Steve’s been in Italy almost two weeks already. He left the Saturday before last, graduation day. The whole weekend was chaotic. We had the kids’ grandmother here, commencement, and then–whoosh!–Jordan, Steve, and Jan all flew out Saturday night (and at different times). Our bustling house fell silent. Well, no. There’s still five of us here, but it was bustling, and then it was much less bustling. Jordan is in Italy with Steve. A sort of last minute decision (plus a good airfare) to fill some of this gap before his job-job begins later this month. When else will they get this sort of dad-son time together? Reports via Facebook messenger video (proving to be a bit more reliable than Facetime) are that all is well. Plus, their weather is gorgeous. Emphasis on their. Weather here is still cloudy with a chance of rain, rain, and more rain.
This means that Parker, Anders, and I are flying to Italy this weekend solo. I’m feeling able-bodied, ready for the challenge, confident that they will sleep the whole entire flight. Am I a fool? In denial? Both?

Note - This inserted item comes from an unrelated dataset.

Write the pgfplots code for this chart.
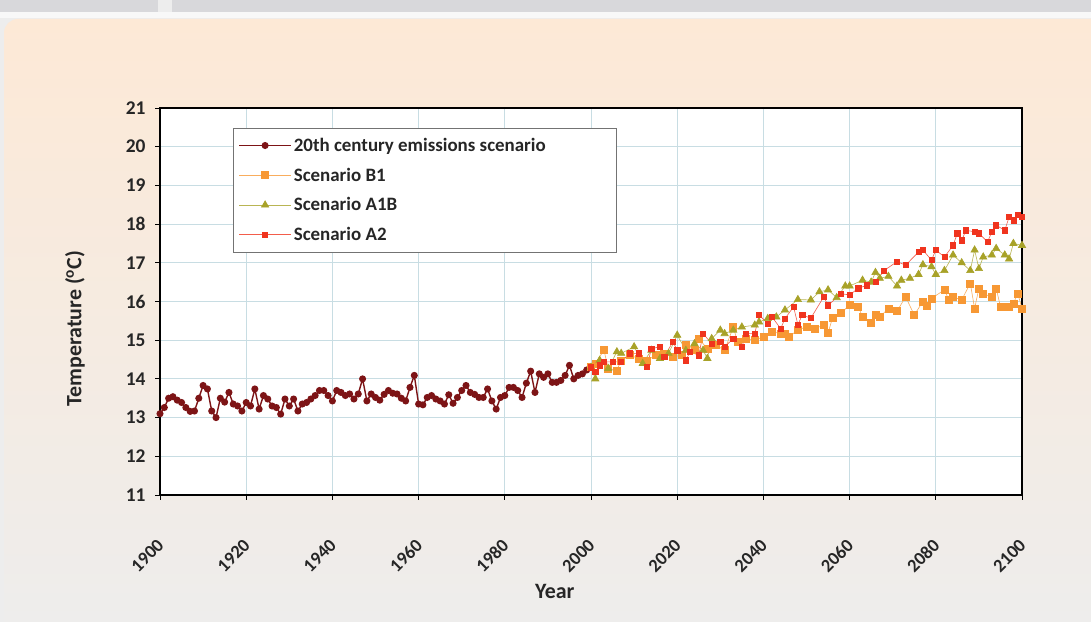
\documentclass[border=0pt]{standalone}
\usepackage{fontspec}
\setmainfont{Carlito}
\usepackage{pgfplots}
\pgfplotsset{compat=1.18}
\usepackage{pgfplotstable}

\definecolor{histred}{RGB}{125,20,22}
\definecolor{bone}{RGB}{247,152,52}
\definecolor{aoneb}{RGB}{168,162,40}
\definecolor{atwo}{RGB}{240,52,30}
\definecolor{gridc}{RGB}{200,221,227}
\definecolor{peach}{RGB}{253,233,214}
\definecolor{panelgray}{RGB}{237,237,237}
\definecolor{stripgray}{RGB}{216,216,219}

% observed 20th-century temperatures
\pgfplotstableread{
year T
1900 13.10
1901 13.26
1902 13.50
1903 13.54
1904 13.45
1905 13.39
1906 13.26
1907 13.16
1908 13.17
1909 13.50
1910 13.83
1911 13.74
1912 13.17
1913 13.00
1914 13.50
1915 13.40
1916 13.65
1917 13.35
1918 13.30
1919 13.17
1920 13.39
1921 13.30
1922 13.74
1923 13.22
1924 13.57
1925 13.48
1926 13.30
1927 13.26
1928 13.09
1929 13.48
1930 13.30
1931 13.48
1932 13.17
1933 13.35
1934 13.39
1935 13.48
1936 13.57
1937 13.70
1938 13.70
1939 13.57
1940 13.43
1941 13.70
1942 13.65
1943 13.57
1944 13.61
1945 13.48
1946 13.61
1947 14.00
1948 13.43
1949 13.61
1950 13.52
1951 13.45
1952 13.60
1953 13.70
1954 13.63
1955 13.61
1956 13.50
1957 13.43
1958 13.78
1959 14.09
1960 13.35
1961 13.33
1962 13.52
1963 13.57
1964 13.48
1965 13.43
1966 13.35
1967 13.59
1968 13.37
1969 13.52
1970 13.70
1971 13.83
1972 13.65
1973 13.60
1974 13.52
1975 13.52
1976 13.74
1977 13.43
1978 13.22
1979 13.52
1980 13.57
1981 13.78
1982 13.78
1983 13.70
1984 13.52
1985 13.89
1986 14.20
1987 13.65
1988 14.13
1989 14.04
1990 14.13
1991 13.91
1992 13.91
1993 13.96
1994 14.09
1995 14.35
1996 14.00
1997 14.09
1998 14.13
1999 14.23
2000 14.30
}\histdata

% scenario B1
\pgfplotstableread{
year T
2000 14.30
2001 14.40
2003 14.74
2004 14.27
2006 14.22
2007 14.48
2009 14.61
2011 14.53
2013 14.48
2015 14.61
2017 14.66
2019 14.57
2021 14.61
2022 14.87
2024 14.74
2025 15.04
2027 14.78
2029 14.87
2031 14.74
2033 15.34
2034 14.96
2036 15.04
2038 15.00
2040 15.09
2042 15.22
2044 15.17
2045 15.17
2046 15.10
2048 15.26
2050 15.35
2052 15.30
2054 15.39
2055 15.18
2056 15.57
2058 15.70
2060 15.91
2062 15.87
2063 15.60
2065 15.44
2066 15.65
2067 15.60
2069 15.82
2071 15.75
2073 16.12
2075 15.65
2077 16.00
2078 15.90
2079 16.08
2082 16.30
2083 16.05
2084 16.12
2086 16.04
2088 16.47
2089 15.82
2090 16.34
2091 16.20
2093 16.12
2094 16.34
2095 15.87
2097 15.87
2098 15.95
2099 16.21
2100 15.82
}\bonedata

% scenario A1B
\pgfplotstableread{
year T
2000 14.30
2001 14.00
2002 14.48
2004 14.27
2006 14.70
2007 14.66
2010 14.83
2012 14.40
2014 14.74
2016 14.53
2018 14.66
2020 15.13
2022 14.74
2024 14.91
2026 14.74
2027 14.53
2028 15.04
2030 15.26
2031 15.17
2033 15.26
2035 15.34
2038 15.39
2039 15.47
2041 15.56
2043 15.60
2045 15.78
2048 16.05
2051 16.04
2053 16.25
2055 16.30
2057 16.10
2059 16.40
2060 16.40
2063 16.55
2065 16.50
2066 16.75
2067 16.60
2069 16.65
2071 16.40
2072 16.55
2074 16.60
2076 16.70
2077 16.95
2079 16.90
2080 16.70
2082 16.80
2084 17.20
2086 17.00
2088 16.80
2089 17.33
2090 16.85
2091 17.15
2093 17.20
2094 17.37
2096 17.20
2097 17.10
2098 17.50
2100 17.45
}\aonebdata

% scenario A2
\pgfplotstableread{
year T
2000 14.30
2001 14.18
2002 14.35
2003 14.44
2005 14.44
2007 14.44
2009 14.66
2011 14.66
2013 14.31
2014 14.78
2016 14.83
2017 14.57
2019 14.96
2020 14.74
2022 14.48
2023 14.70
2025 14.61
2026 15.17
2028 14.91
2030 14.96
2031 14.83
2033 15.04
2035 14.83
2036 15.17
2038 15.17
2039 15.65
2041 15.43
2042 15.60
2044 15.30
2045 15.56
2047 15.86
2048 15.40
2049 15.65
2051 15.57
2054 16.12
2055 15.90
2058 16.20
2060 16.17
2062 16.34
2064 16.42
2066 16.50
2068 16.80
2071 17.03
2073 16.94
2076 17.28
2077 17.33
2079 17.07
2080 17.33
2082 17.15
2084 17.45
2085 17.76
2086 17.58
2087 17.84
2089 17.80
2090 17.76
2092 17.54
2093 17.80
2094 17.97
2096 17.84
2097 18.18
2098 18.10
2099 18.23
2100 18.18
}\atwodata

\begin{document}
\begin{tikzpicture}[x=1bp,y=1bp]
% page background, top strip and shaded panel
\fill[panelgray] (0,0) rectangle (1091,622);
\fill[stripgray] (0,610) rectangle (158,622);
\fill[stripgray] (172,610) rectangle (1091,622);
\fill[white!60!panelgray] (0,604) rectangle (1091,610);
\shade[top color=peach, bottom color=panelgray, rounded corners=14bp]
  (4,-30) rectangle (1120,603);

\begin{axis}[
  at={(160bp,127bp)}, anchor=south west,
  scale only axis, width=862bp, height=387bp,
  xmin=1900, xmax=2100, ymin=11, ymax=21,
  xtick={1900,1920,...,2100}, ytick={11,12,...,21},
  grid=major,
  major grid style={gridc, line width=1bp},
  axis line style={black, line width=1.8bp},
  axis background/.style={fill=white},
  tick align=outside, tick pos=left,
  major tick length=5bp,
  tick style={black, line width=0.8bp},
  /pgf/number format/assume math mode=true,
  /pgf/number format/1000 sep={},
  ticklabel style={text=black!85},
  xticklabel style={font=\bfseries\fontsize{18.5}{18.5}\selectfont,
    xshift=3bp, yshift=-40bp, rotate=45, anchor=east},
  yticklabel style={font=\bfseries\fontsize{19.5}{19.5}\selectfont, xshift=-6bp},
  xlabel={Year},
  ylabel={Temperature (\textsuperscript{o}C)},
  label style={font=\bfseries\fontsize{22}{22}\selectfont, text=black!85},
  xlabel style={at={(axis description cs:0.458,-0.25)}, anchor=center},
  ylabel style={at={(axis description cs:-0.0986,0.43)}, anchor=center},
  legend style={
    at={(axis description cs:0.0847,0.949)}, anchor=north west,
    draw=black!55, line width=0.8bp, fill=white,
    font=\bfseries\fontsize{19}{19}\selectfont, text=black!85,
    row sep=11bp, inner xsep=5bp, inner ysep=8bp,
  },
  legend cell align=left,
  legend image code/.code={%
    \draw[mark repeat=2, mark phase=2]
      plot coordinates {(0bp,0bp) (26bp,0bp) (52bp,0bp)};},
]
\addplot[histred, line width=1.4bp, mark=*, mark size=2.8bp,
  mark options={fill=histred, draw=histred}]
  table[x=year, y=T] {\histdata};
\addlegendentry{20th century emissions scenario\hspace*{64bp}\mbox{}}

\addplot[bone!80, line width=0.6bp, mark=square*, mark size=3.5bp,
  mark options={fill=bone, draw=bone}]
  table[x=year, y=T] {\bonedata};
\addlegendentry{Scenario B1}

\addplot[aoneb!80, line width=0.6bp, mark=triangle*, mark size=4.2bp,
  mark options={fill=aoneb, draw=aoneb}]
  table[x=year, y=T] {\aonebdata};
\addlegendentry{Scenario A1B}

\addplot[atwo!80, line width=0.6bp, mark=square*, mark size=2.6bp,
  mark options={fill=atwo, draw=atwo}]
  table[x=year, y=T] {\atwodata};
\addlegendentry{Scenario A2}
\end{axis}

\pgfresetboundingbox
\path (0,0) rectangle (1091,622);
\end{tikzpicture}
\end{document}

Time is intangible–to me, to you, but especially to a kid–so I printed out a calendar and taped it to our kitchen wall for Parker to cross days off until he sees Dad again. I think I’ve said this before, but in case I haven’t, Parker is pretty obsessed with Dad. If Steve is sitting you can bet Parker’s pushed up against his side, sharing the chair, hanging on him, cuddling. It pretty much gives me heart eyes all the time, the relationship they have. How Parker would do without him for two weeks was what was worrying Steve more than anything else. And only two weeks! The thought of these brave military families who do this for months at a time has entered my mind more than once. Or single parents, period.
William and Lindsey are busy with the end of the year’s activities–band concerts, sports banquets, prom, work, finals, projects. William’s been able to use Steve’s car while he’s been gone so I think he was a little bit, “Bye Dad, I’ll miss you so much, time to go, now please give me your keys.” We’ve got some family coming to stay while we’re gone, so no ragers will be thrown in my living room (in all seriousness, they’re not the type and we’re very grateful).

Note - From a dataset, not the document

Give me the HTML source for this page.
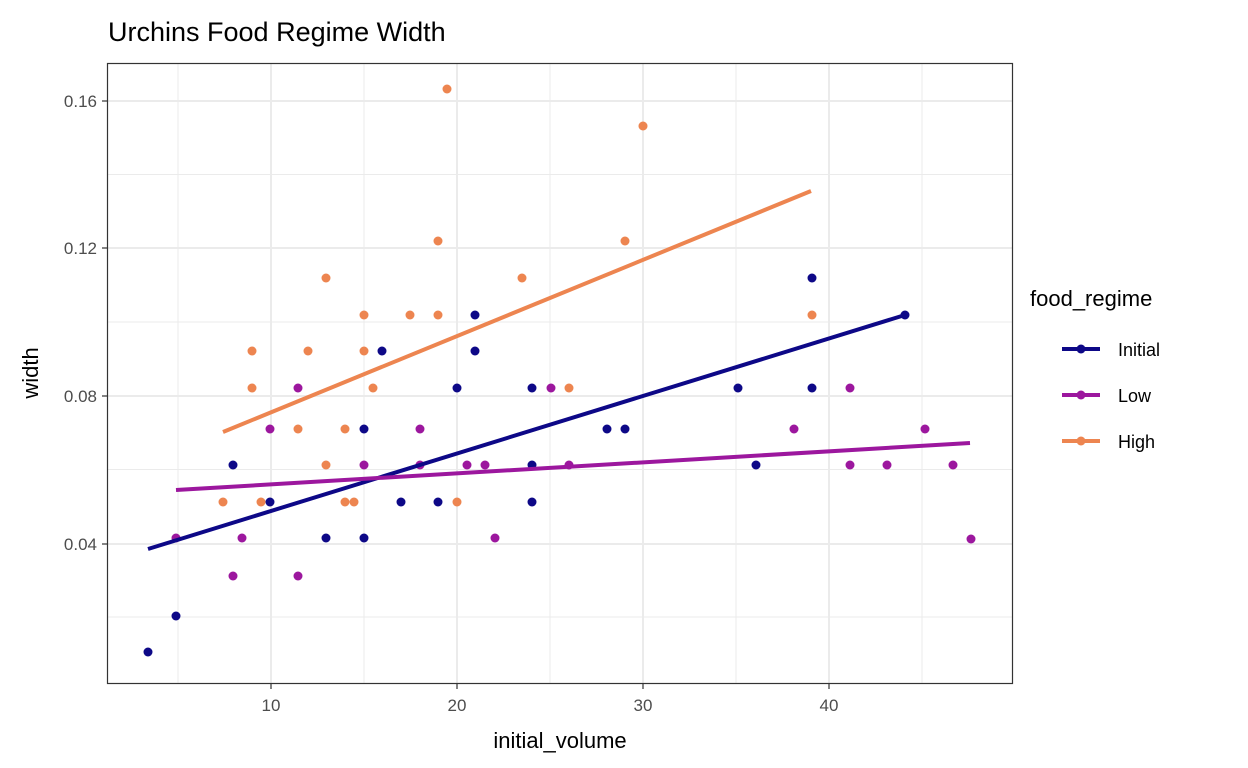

Parker’s had his last day of school at this incredibly sweet, special, magical preschool that I found over two years ago when he was three years old and this gut-wrenching decision of sending my child to school was upon me. Now, I can’t believe I’ve driven away from there for the last time–or at least, last time with Parker–but I have. I cried as I wrote a novel of gratitude on the teacher’s cards, cried when I gave the cards away, and cried as I hugged them both. A good teacher, one who talks about your child almost like you do, that you can tell just loves your child, is truly priceless. I will never stop singing their praises. I know there’s some of you stellar teachers out there reading this. Thank you! I don’t think you’re thanked enough. We are so lucky to have you.
I’m making lists, checking lists, crossing off from lists: antibacterial wipes (of course that’s the first thing I mention), bathing suits, sunscreen. I’m going to the airport like I’m going to battle. Equipped for anything. “You need some cashews? HERE YOU GO!” “THIRSTY?! HEEEERE!” “Sticky hands? Dirty diaper? Boredom? Bing! Bang! Boom!” Wipes and clean diapers and new! exciting! toys! appear flying through the air with the snap of my fingers like a modern day Mary Poppins in airport appropriate attire.
So excited to lay eyes on that husband of mine. I’ve missed him a lot this trip. We’ve done three weeks apart before, but it was ten years ago. This second-chunk of the two weeks is crawling by and I really want him back in my life. Steve! It’s almost time!